To further exacerbate size constraints, the nature of high-performance compute devices requires supporting ICs, such as memory and optical transceivers placed close to the processor. This approach also applies to the point of load (PoL) power regulators due to the dramatic increases in current consumption and the reduced core voltages. The impact of PCB trace resistance with high currents creates I2R losses with a discernable voltage drop sufficient to affect processor performance, or worse, result in erratic behaviour. PoL regulators also need to be highly power-efficient to prevent further thermal management complications.
The combination of space-constrained boards and the need to mount regulators close to the processor stipulate a new and innovative approach to architecting the network PDN.
The limits of PDN
Architecting an efficient PDN presents a set of three significant and inter-related challenges for power systems engineers.
The first is increasing current density. High-performance processors can consume hundreds of amps. Getting sufficient power capability to the processor not only involves the physical constraints of where to place PoL converters, but complex decisions in PCB track routing power to the converter from edge connectors. High voltage transients resulting from extremely dynamic workloads can interfere with other system components.
The second challenge is to improve power efficiency. There are two influencing factors: I2R losses and conversion efficiency. PCB tracks are ideal for routing low-voltage signals and digital logic, but for high currents, no matter how short, they can represent significant resistive losses. These I2R losses lower the voltage supplied to the processor and can cause localised heating. With hundreds of other components on a processor card, there is a limit to the size of power supply tracks so placing the converter as close as possible to the processor is the only viable alternative.
The converter’s power efficiency is an attribute of its design. The development of high-efficiency PoL converters involves an iterative approach to understanding losses in every component, from passives to semiconductors. These losses manifest as heat, which requires dissipation.
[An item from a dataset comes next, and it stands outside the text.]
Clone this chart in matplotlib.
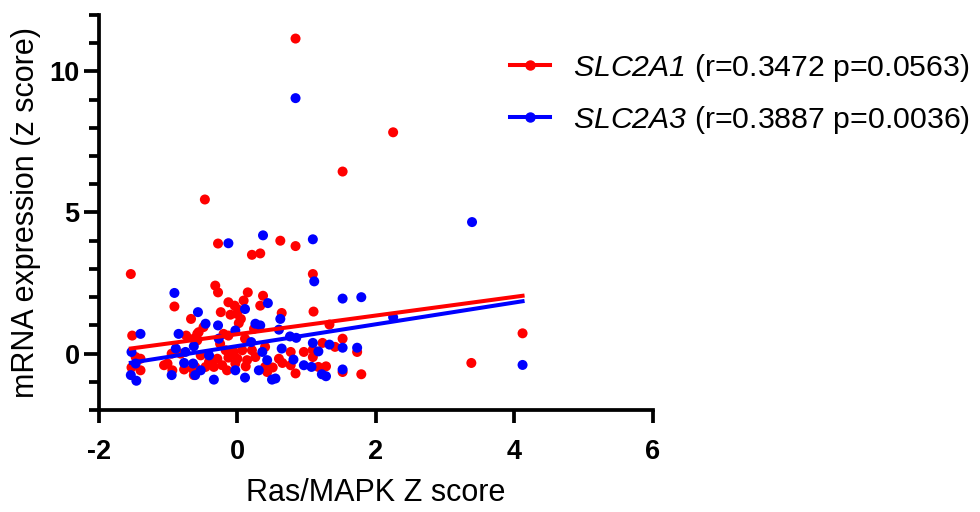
import matplotlib
matplotlib.use("Agg")
import matplotlib.pyplot as plt
import numpy as np
from matplotlib.ticker import MultipleLocator
from matplotlib.lines import Line2D

plt.rcParams['font.family'] = ['Liberation Sans', 'DejaVu Sans']
plt.rcParams['mathtext.fontset'] = 'custom'
plt.rcParams['mathtext.rm'] = 'Liberation Sans:italic'
plt.rcParams['mathtext.it'] = 'Liberation Sans:italic'
plt.rcParams['axes.unicode_minus'] = False

# SLC2A1 (red)
slc2a1_x = [0.84, 2.25, 1.52, -0.47, 0.62, 4.12, 3.38, 1.73, 1.79, 0.84, 1.09, 0.64, 1.10, 1.33,
            1.52, 0.77, 0.96, 1.23, 1.41, 1.09, 0.60, 0.65, 0.77, 0.84, 1.09, 1.17, 1.28, 1.52,
            -0.28, 0.21, 0.33, -0.32, -0.28, 0.15, 0.37, 0.09, -0.13, -0.04, 0.33, 0.02, -0.24,
            -0.10, -0.01, 0.05, 0.02, -0.49, 0.24, -0.56, -0.20, -0.13, 0.11, -0.58, -0.25, -0.17,
            -0.05, 0.07, 0.21, 0.40, -0.53, -0.29, -0.13, 0.00, 0.14, 0.26, -0.41, -0.46, -0.34,
            -0.22, -0.15, -0.03, 0.12, 0.40, 0.43, 0.51, -0.61,
            -1.54, -0.91, -0.67, -1.52, -0.74, -0.58, -0.63, -1.47, -1.40, -0.95, -0.89, -0.82,
            -1.01, -1.06, -0.94, -0.77, -0.65, -0.63, -1.53, -1.40]
slc2a1_y = [11.16, 7.84, 6.45, 5.46, 4.00, 0.72, -0.33, 0.06, -0.73, 3.81, 2.82, 1.44, 1.49, 1.03,
            0.53, 0.06, 0.06, 0.38, 0.24, 0.14, -0.18, -0.33, -0.41, -0.70, -0.12, -0.47, -0.45, -0.65,
            3.90, 3.50, 3.55, 2.41, 2.17, 2.17, 2.05, 1.88, 1.82, 1.70, 1.70, 1.55, 1.47,
            1.38, 1.41, 1.23, 1.08, 0.94, 0.88, 0.76, 0.70, 0.64, 0.53, 0.47, 0.35, 0.12,
            0.06, 0.12, 0.12, 0.24, -0.06, -0.18, -0.14, -0.18, -0.23, -0.12, -0.29, -0.47, -0.47,
            -0.41, -0.59, -0.35, -0.45, -0.47, -0.65, -0.49, -0.47,
            2.82, 1.67, 1.23, 0.64, 0.64, 0.70, 0.53, -0.12, -0.18, 0.00, 0.06, 0.00,
            -0.35, -0.41, -0.59, -0.56, -0.53, -0.76, -0.49, -0.59]

# SLC2A3 (blue)
slc2a3_x = [0.84, 3.39, 0.37, 1.09, 4.12, 2.25, 1.79, 1.73, 1.11, 1.52, 0.62, 0.60, 0.76, 0.85,
            0.64, 1.09, 1.33, 1.52, 1.17, 0.81, 0.96, 1.07, 1.22, 1.28, 1.52, 0.55,
            -0.13, 0.44, 0.11, -0.57, -0.46, -0.28, 0.26, 0.33, -0.03, -0.27, 0.20, -0.41, 0.36,
            0.43, -0.03, 0.31, -0.34, 0.11, 0.50, -0.53, -0.61,
            -0.91, -1.40, -0.85, -0.63, -1.53, -0.89, -0.75, -0.77, -0.64, -0.95, -1.54, -1.46, -1.47]
slc2a3_y = [9.05, 4.66, 4.19, 4.05, -0.40, 1.29, 2.00, 0.21, 2.56, 1.95, 1.23, 0.85, 0.61, 0.56,
            0.18, 0.38, 0.32, 0.21, 0.08, -0.21, -0.41, -0.47, -0.73, -0.80, -0.56, -0.88,
            3.91, 1.79, 1.58, 1.47, 1.06, 1.00, 1.06, 1.00, 0.82, 0.53, 0.41, -0.06, 0.06,
            -0.23, -0.59, -0.59, -0.92, -0.85, -0.92, -0.59, -0.76,
            2.15, 0.70, 0.70, 0.26, 0.06, 0.18, 0.06, -0.33, -0.35, -0.76, -0.76, -0.96, -0.35]

# fitted lines (slope, intercept)
fit_a1 = (0.330, 0.69)
fit_a3 = (0.385, 0.27)
label_a1 = r"$\mathrm{SLC2A1}$ (r=0.3472 p=0.0563)"
label_a3 = r"$\mathrm{SLC2A3}$ (r=0.3887 p=0.0036)"

fig = plt.figure(figsize=(9.8, 5.12), dpi=100)
ax = fig.add_axes([0.101, 0.199, 0.565, 0.772])

series = [(slc2a1_x, slc2a1_y, fit_a1, '#ff0000', label_a1),
          (slc2a3_x, slc2a3_y, fit_a3, '#0000ff', label_a3)]
for xs, ys, fit, col, lab in series:
    ax.scatter(xs, ys, s=52, color=col, edgecolors='none', zorder=3)
    xx = np.array([min(xs), max(xs)])
    ax.plot(xx, fit[0] * xx + fit[1], color=col, lw=2.9, zorder=4)

ax.set_xlim(-2, 6)
ax.set_ylim(-2, 12)
ax.set_xticks([-2, 0, 2, 4, 6])
ax.set_yticks([0, 5, 10])
ax.yaxis.set_minor_locator(MultipleLocator(1))
for s in ['top', 'right']:
    ax.spines[s].set_visible(False)
for s in ['left', 'bottom']:
    ax.spines[s].set_linewidth(2.7)
ax.tick_params(axis='x', which='major', width=2.7, length=9.5, labelsize=19.5, pad=11)
ax.tick_params(axis='y', which='major', width=2.7, length=11, labelsize=19.5, pad=3)
ax.tick_params(axis='y', which='minor', width=2.7, length=7)
for t in ax.get_xticklabels() + ax.get_yticklabels():
    t.set_fontweight('bold')

ax.set_xlabel("Ras/MAPK Z score", fontsize=22, labelpad=10)
ax.set_ylabel("mRNA expression (z score)", fontsize=22, labelpad=6)

hl = [Line2D([], [], color=c, lw=2.9, marker='o', markersize=6.5) for _, _, _, c, _ in series]
fig.legend(hl, [s[4] for s in series], loc='upper left', bbox_to_anchor=(0.508, 0.922),
           frameon=False, fontsize=21.8, handlelength=1.32, labelspacing=0.66,
           handletextpad=0.76, borderpad=0.4, borderaxespad=0)

fig.savefig("out.png", dpi=100)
PoL converter module designers need to optimise the module’s internal design to achieve an isothermal package.
The final challenge is to maintain PDN simplicity. Some power architects opt to create a discrete PoL converter for the processor to customise the PDN. Conversely, this adds complexity. A discrete design increases the bill of materials with the need for sourcing more components and the associated logistics and supply chain costs. This approach also requires more engineering effort, increasing non-recoverable expenses and extends the development and testing timeline.
The alternative is a modular approach. Thermally adept, integrated power modules simplify the power design significantly, reducing the bill of materials, adding flexibility for changes and expediting development. Power modules are compact, power dense and easy to scale up or down.
For legacy systems where more efficiency and power are needed, a bidirectional non-isolated bus converter, such as Vicor’s NBM, enables efficient conversion from 48V to 12V and vice versa, integrating a legacy board into a 48V infrastructure or the latest GPU into a legacy 12V rack.
For 48V to PoL delivery, a module such as Vicor’s Power-on-Package (PoP) can reduce motherboard resistances up to 50x and processing power pin count more than 10x. This package uses factorised power architecture with lateral power delivery and vertical power delivery to eliminate power distribution losses.
The demands of data centres, edge compute and IoT are not subsiding. Big data needs to be processed quicker than ever; today’s maximum processing speeds will be too slow nine months from now. This will bring power delivery into focus again. Finding new ways to increase throughput and reduce latency is a perpetual challenge, but flexible and scalable modular power will complete the puzzle to minimise redesigns and ease future modification.